Simultaneous offensives by Ethiopian and AU forces have been successful in driving al-Shabab from Mogadishu and other parts of Somalia.
But the port of Kismayo remains under the militants’ control.
“Our troops are ready to move. It’s going to happen because unless we capture Kismayo we cannot say we have hurt al-Shabab. It’s their main supply base,” said Mr Odinga. “They are weakened already, but as usual, a besieged enemy is like a wounded buffalo. It is more dangerous.”
Kenya which borders Somalia, has absorbed up to a million refugees from its war-torn neighbour in a tide that Mr Odinga said had severe economic and security repercussions for east Africa’s biggest economy.
Last week, a grenade attack in Nairobi killed one person – the latest in a series of assaults blamed by the Kenyan authorities on Somali Islamist militants linked to al-Qaeda.
Mr Odinga is leading opinion polls in advance of presidential elections due next March, when his historic rival and coalition partner Mwai Kibaki stands down as president. Should Mr Odinga win, he said he would ensure that Kenya played a leading role in reinforcing regional stability and encouraging economic integration.
“We will work to bring this region together.
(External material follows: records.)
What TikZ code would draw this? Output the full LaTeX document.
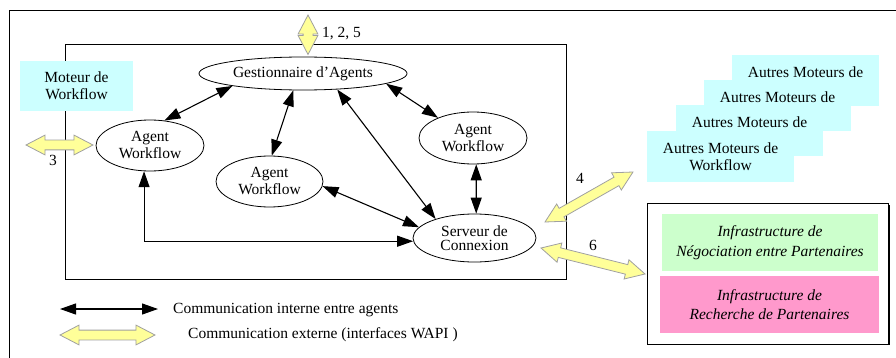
\documentclass[tikz,border=0pt]{standalone}
\usepackage{fontspec}
\setmainfont{Liberation Serif}
\usetikzlibrary{shapes.geometric,shapes.arrows,arrows.meta,calc}

\definecolor{cyanbox}{HTML}{CCFFFF}
\definecolor{greenbox}{HTML}{CCFFCC}
\definecolor{pinkbox}{HTML}{FF99CC}
\definecolor{wapi}{HTML}{FFFF99}
\definecolor{wapiedge}{HTML}{A0A0A0}

\tikzset{
  txt/.style={font=\fontsize{15.5}{17}\selectfont},
  agent/.style={ellipse, draw, line width=0.8pt, inner sep=0pt, align=center, txt},
  link/.style={line width=1.1pt,
    {Triangle[length=16pt,width=11pt]}-{Triangle[length=16pt,width=11pt]}},
  extarr/.style={double arrow, draw=wapiedge, fill=wapi, line width=0.8pt,
    inner xsep=0pt, inner ysep=4.5pt, double arrow head extend=5pt,
    double arrow tip angle=55},
  moteur/.style={fill=cyanbox, minimum width=147pt, minimum height=51pt,
    align=center, txt, inner sep=0pt},
  infra/.style={minimum width=216pt, minimum height=57pt, align=center,
    inner sep=0pt, font=\fontsize{15.5}{19.5}\selectfont\itshape},
  lbl/.style={txt, inner sep=0pt, anchor=base},
}

% wide yellow double arrow (WAPI interface) between two points
\newcommand\extlink[3]{%
  \path let \p1=($(#3)-(#2)$), \n1={atan2(\y1,\x1)}, \n2={veclen(\x1,\y1)} in
    node[extarr, rotate=\n1, minimum height=\n2] (#1) at ($(#2)!0.5!(#3)$) {};}

\begin{document}
\begin{tikzpicture}[x=1pt, y=-1pt]
\useasboundingbox (0,0) rectangle (896,358);

% outer frame
\draw[line width=0.9pt] (9,358) -- (9,10) -- (896,10);

% workflow system box
\node[draw, line width=0.8pt, minimum width=501pt, minimum height=235pt, inner sep=0pt]
  (sys) at (315.5,161.5) {};

% local workflow engine
\node[moteur, minimum width=113pt, minimum height=50pt] (engine) at (76.5,86) {Moteur de\\Workflow};

% agents
\node[agent, minimum width=208pt, minimum height=33pt] (gest) at (303,73.5) {Gestionnaire d’Agents};
\node[agent, minimum width=108pt, minimum height=51pt] (agL) at (150,145.5) {Agent\\Workflow};
\node[agent, minimum width=107pt, minimum height=51pt] (agM) at (269.5,181.5) {Agent\\Workflow};
\node[agent, minimum width=108pt, minimum height=52pt] (agR) at (473,138) {Agent\\Workflow};
\node[agent, minimum width=123pt, minimum height=48pt, font=\fontsize{15.5}{14.5}\selectfont]
  (serv) at (474.5,238) {Serveur de\\Connexion};

% internal communication
\draw[link] (agL.60) -- (gest.190);
\draw[link] (agM.85) -- (gest.240);
\draw[link] (gest.-25) -- (serv.154);
\draw[link] (gest.-7) -- (agR.150);
\draw[link] (agR.-83) -- (serv.86);
\draw[link] (agM.-5) -- (serv.169);
\draw[link] (agL.-103) |- (serv.183);

% other workflow engines (stacked, only the front one shows its full name)
\node[moteur] (other1) at (805.5,80.5) {Autres Moteurs de\\\vphantom{Workflow}};
\node[moteur] (other2) at (777.5,105.5) {Autres Moteurs de\\\vphantom{Workflow}};
\node[moteur] (other3) at (749.5,131) {Autres Moteurs de\\\vphantom{Workflow}};
\node[moteur] (other4) at (720.5,156.5) {Autres Moteurs de\\Workflow};

% partner infrastructures
\fill (649.5,205) rectangle (890,345);
\node[draw, fill=white, line width=0.9pt, minimum width=241pt, minimum height=141pt, inner sep=0pt]
  (infra) at (768,273.5) {};
\node[infra, fill=greenbox] (nego) at (770,242.5) {Infrastructure de\\Négociation entre Partenaires};
\node[infra, fill=pinkbox, minimum width=219pt] (search) at (769.5,304.5) {Infrastructure de\\Recherche de Partenaires};

% external communication (WAPI)
\coordinate (w1a) at (308,15);   \coordinate (w1b) at (308,54.5);
\coordinate (w3a) at (26,145);   \coordinate (w3b) at (93,145);
\coordinate (w4a) at (545,222);  \coordinate (w4b) at (633,172);
\coordinate (w6a) at (541,248);  \coordinate (w6b) at (645,274);
\extlink{ext1}{w1a}{w1b}
\extlink{ext3}{w3a}{w3b}
\extlink{ext4}{w4a}{w4b}
\extlink{ext6}{w6a}{w6b}

\node[lbl, anchor=base west] (l125) at (322,37.5) {1, 2, 5};
\node[lbl] (l3) at (53,165.5) {3};
\node[lbl] (l4) at (580,183) {4};
\node[lbl] (l6) at (593,250.5) {6};

% legend
\coordinate (lg1a) at (60,309);  \coordinate (lg1b) at (158,309);
\draw[link] (lg1a) -- (lg1b);
\coordinate (lg2a) at (60,335);  \coordinate (lg2b) at (155,335);
\extlink{lgext}{lg2a}{lg2b}
\node[lbl, anchor=base west] (lgt1) at (173,313.5) {Communication interne entre agents};
\node[lbl, anchor=base west] (lgt2) at (188,338) {Communication externe (interfaces WAPI )};
\end{tikzpicture}
\end{document}
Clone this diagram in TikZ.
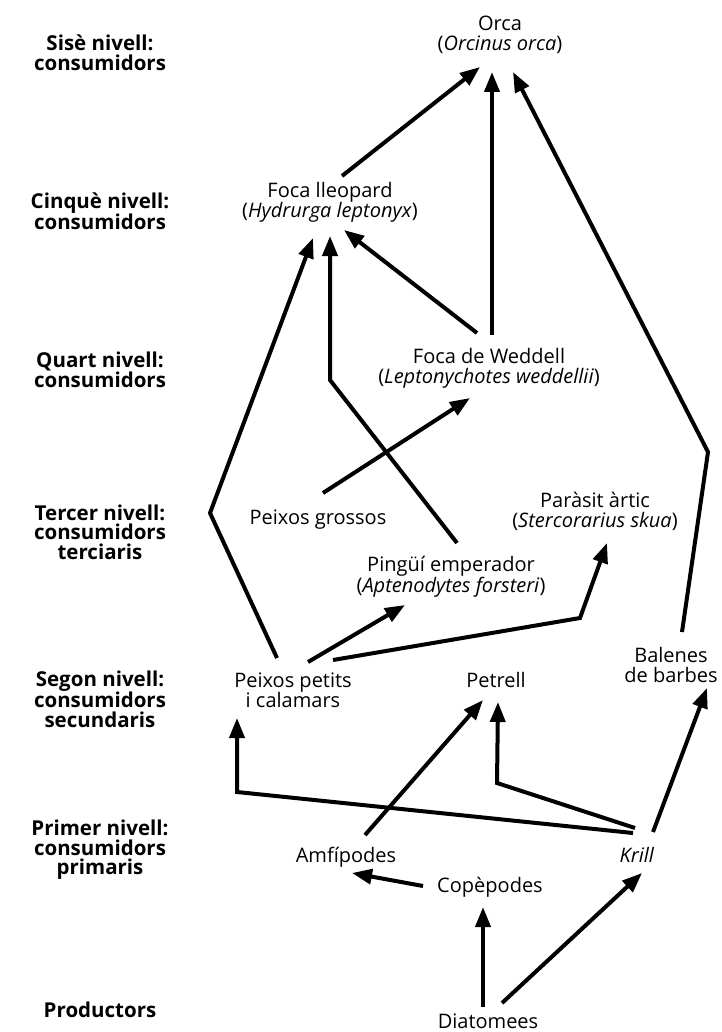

There are a lot of common problems and common interests.”
In the past week, Sudan and South Sudan have agreed on a formula for sharing oil revenues, in the first breakthrough for months in resolving that long-running conflict.
Mr Odinga said the recent discovery of oil in a part of northern Kenya bordering South Sudan had reinforced the case for a pipeline transporting oil from South Sudan’s capital, Juba, to a putative port on the Kenyan coast at Lamu.